Im vorliegenden Fall besteht nur ein Ausschuss mit gerade einmal 40 Mitgliedern. Vor diesem Hintergrund wurden die Mitwirkungsmöglichkeiten des einzelnen Abgeordneten derart offensichtlich beschnitten, dass von vorneherein klar war, dass nur ein Bruchteil aller Abgeordneten (< 10%) einen Sitz im Ausschuss erhalten wird. Andererseits werden die Ausschüsse anteilsmäßig nach den Fraktionen besetzt, vgl. § 12 GOTB. Jeder Abgeordnete hat also die potenzielle Möglichkeit, Mitglied des Ausschusses zu werden. Eine Beeinträchtigung des Art. 38 GG könnte vor diesem Hintergrund abzulehnen sein. Hier sind sicher beide Ansichten vertretbar, es kommt nur auf eine schlüssige Argumentation an. Ein Recht des Abgeordneten auf Einrichtung von Ausschüssen dürfte hingegen nicht bestehen.
3. Rechtfertigung
Sollte man zum Ergebnis kommen, dass Art. 38 GG betroffen ist, könnte dieser Eingriff aber gerechtfertigt sein. Die neue designierte Bundesregierung will im vorliegenden Fall noch abwarten, bis die Ressorts gebildet sind und dann die Ausschüsse dementsprechend installieren. Um das Parlament funktionsfähig zu halten, wurde die Einrichtung des Hauptausschlusses beschlossen. Die Funktionsfähigkeit des Bundestages ist ein gewichtiges Argument, das auch starke Eingriffe wie die 5% Hürde rechtfertigen kann, gleichwohl muss beachtet werden, dass der Einrichtung der Ausschüsse bloß die parlamentarische Übung im Wege steht, denn die Ausschüsse könnten auch unmittelbar nach Zusammenkommen des neu gewählten Bundestages eingerichtet werden. Allein, dass die Regierungsbildung hier noch nicht abgeschlossen ist, dürfte für eine Rechtfertigung nicht ausreichen.
C. Ergebnis
Je nach dem, wie man sich entscheidet, ist der Antrag jedenfalls zulässig und begründet/nicht begründet.
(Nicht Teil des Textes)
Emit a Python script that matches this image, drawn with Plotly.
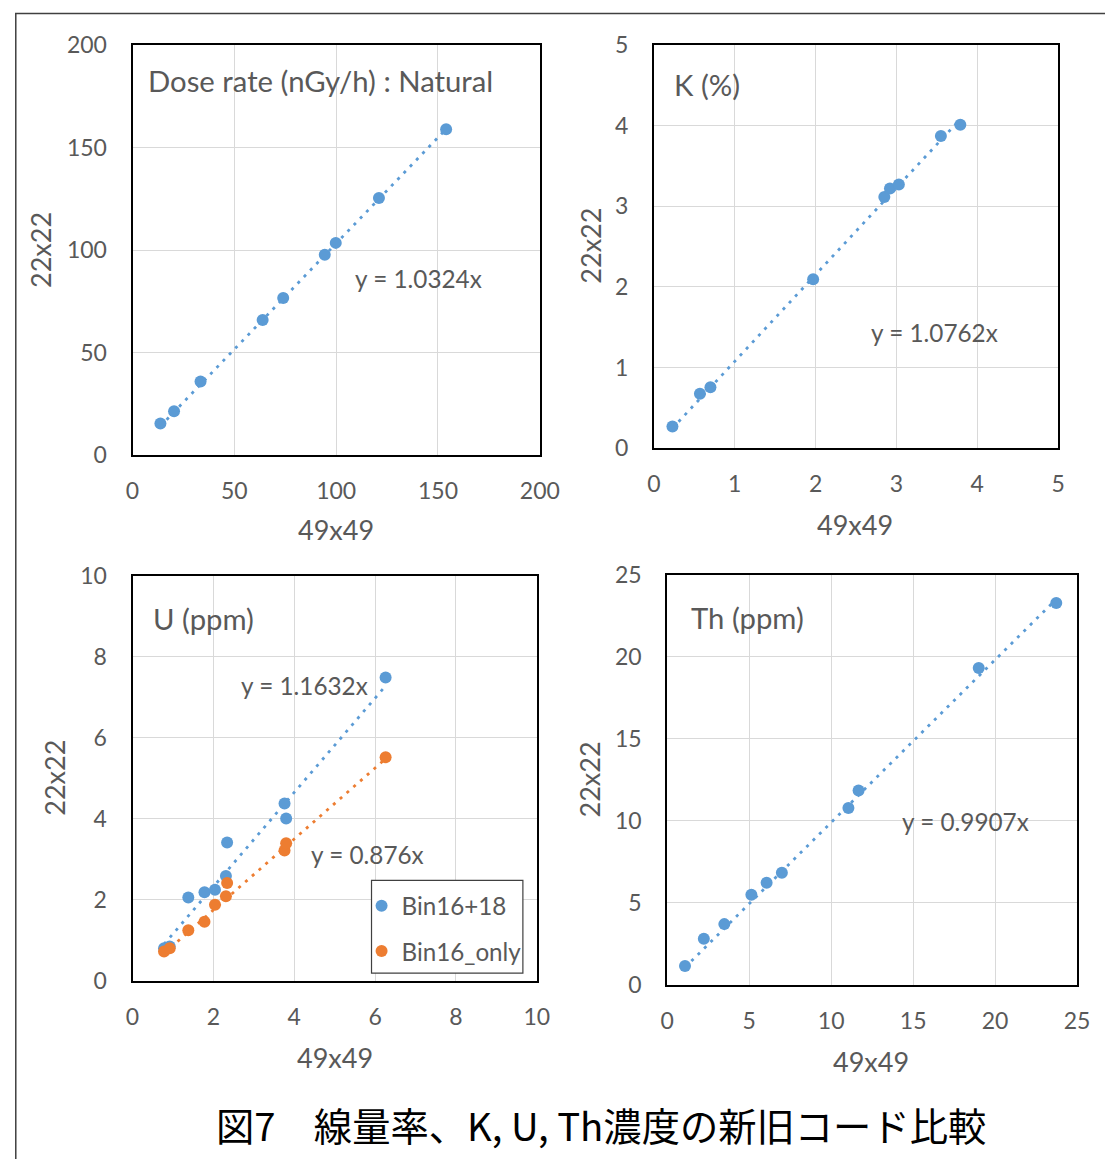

Der Organstreit hat keine Gestaltungswirkung. Es ergeht ein Feststellungsurteil. Der Bundestag müsste damit die Einsetzung des Hauptausschusses rückgängig machen oder womöglich durch Einrichtung weiterer Ausschüsse einer Verletzung von Art. 38 GG entgegenwirken.
Für die aufmerksamen Bearbeiter: Zu denken wäre noch an § 32 BVerfGG!
„Dieses nennt vor allem in §§ 54, 54a GG einzelne Ausschüsse, die der Bundestag einrichtet.“ Gemeint sind Art. 53 GG sowie Art. 53 a GG. Art. 54 GG bezieht sich auf die Wahl durch die Bundesversammlung und Art. 54 a GG ist im Gesetzestext nicht vorhanden.